Please consider publishing an article in rebuttal from a plaintiff’s foreclosure attorney.
To allow December’s article to stand alone, outside of a forum identifying the way negotiability in a foreclosure is adjudicated under the plain language of the Uniform Commercial Code, is to otherwise promote a gross misstatement of the law and to obfuscate our state’s statutes.
Among the article’s misstatements of law are that a person entitled to enforce an instrument must prove ownership of the instrument and that when the foreclosing bank is not the original lender, it must prove a purchase and an intent to transfer the mortgage with the note.
Negotiable instruments, and the accompanying right to bring an action thereon without proof of ownership, were the first common law exceptions to the long-standing rule against assignment of choses in action, the first reported case being decided in 1602. William E. Britton, Handbook of the Law of Bills and Notes, pg. 2 (2d ed. West 1961).
Under the Uniform Commercial Code’s plain terms, the rules that determine whether a person is a person entitled to enforce a note do not require that person to be the owner of the note, and a change in ownership of a note does not necessarily bring about a concomitant change in the identity of the person entitled to enforce the note.
A long line of Florida case law leaves no question that the person entitled to enforce the note has the concurrent right to foreclose the mortgage lien.
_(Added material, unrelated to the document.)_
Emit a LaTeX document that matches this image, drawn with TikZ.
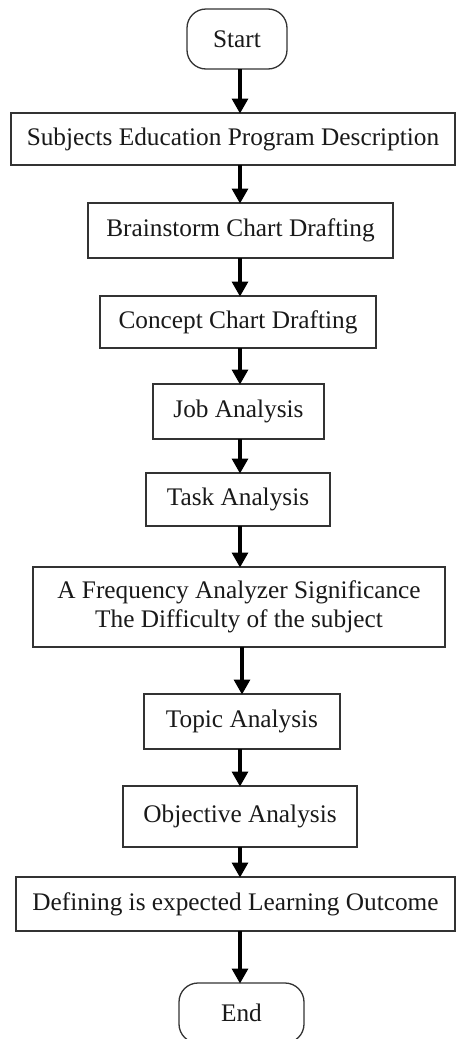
\documentclass[tikz,border=0pt]{standalone}
\usepackage{fontspec}
\setmainfont{Liberation Serif}
\usetikzlibrary{arrows.meta}
\begin{document}
\begin{tikzpicture}[x=1pt,y=-1pt,
  box/.style={draw=black!80, line width=1.3pt, rectangle, inner sep=0pt, outer sep=0pt,
    text=black!90, font=\fontsize{25.3}{29}\selectfont, align=center},
  term/.style={box, rounded corners=19pt},
  flow/.style={line width=3.2pt, -{Triangle[length=15pt,width=16pt]}, shorten >=-0.5pt}]
\useasboundingbox (0,0) rectangle (456,1039);
\clip (0,0) rectangle (456,1039);
\fill[white] (0,0) rectangle (456,1039);
\coordinate (ax) at (240,0);
\node[term, minimum width=100pt, minimum height=60pt] (start) at (237,39) {Start};
\node[box, minimum width=444pt, minimum height=52pt] (subj) at (233,139) {Subjects Education Program Description};
\node[box, minimum width=305pt, minimum height=55pt] (brain) at (240.5,230.5) {Brainstorm Chart Drafting};
\node[box, minimum width=276pt, minimum height=52pt] (concept) at (238,322) {Concept Chart Drafting};
\node[box, minimum width=171pt, minimum height=55pt] (job) at (238.5,411.5) {Job Analysis};
\node[box, minimum width=184pt, minimum height=53pt] (task) at (238,499.5) {Task Analysis};
\node[box, minimum width=412pt, minimum height=80pt] (freq) at (239,607) {A Frequency Analyzer Significance\\ The Difficulty of the subject};
\node[box, minimum width=196pt, minimum height=55pt] (topic) at (242,721.5) {Topic Analysis};
\node[box, minimum width=234pt, minimum height=61pt] (obj) at (240,816.5) {Objective Analysis};
\node[box, minimum width=439pt, minimum height=54pt] (def) at (235.5,904) {Defining is expected Learning Outcome};
\node[term, minimum width=125pt, minimum height=60pt] (end) at (241.5,1013) {End};
\draw[flow] (start.south -| ax) -- (subj.north -| ax);
\draw[flow] (subj.south -| ax) -- (brain.north -| ax);
\draw[flow] (brain.south -| ax) -- (concept.north -| ax);
\draw[flow] (concept.south -| ax) -- (job.north -| ax);
\draw[flow] (job.south -| ax) -- (task.north -| ax);
\draw[flow] (task.south -| ax) -- (freq.north -| ax);
\draw[flow] (freq.south -| topic) -- (topic.north);
\draw[flow] (topic.south -| ax) -- (obj.north -| ax);
\draw[flow] (obj.south -| ax) -- (def.north -| ax);
\draw[flow] (def.south -| ax) -- (end.north -| ax);
\end{tikzpicture}
\end{document}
“[A]s a general rule, the endorsement of the notes secured by a mortgage carries with it the mortgage,…[the principle being so well settled that it is not] necessary to cite authorities in support of it.” Stewart v. Preston, 1 Fla. 10, 22 (Fla. 1846).
Ileen J. Cantor & Caroline Kane, Boca Raton and Tampa
Editor’s Note: The Journal’s publication policy also states that the editorial board “may publish articles on broad, common topics on which numerous proceedings often are pending,” as an exception to its pending proceedings rule. Taking into consideration that policy, the editorial board approved the publication of this article.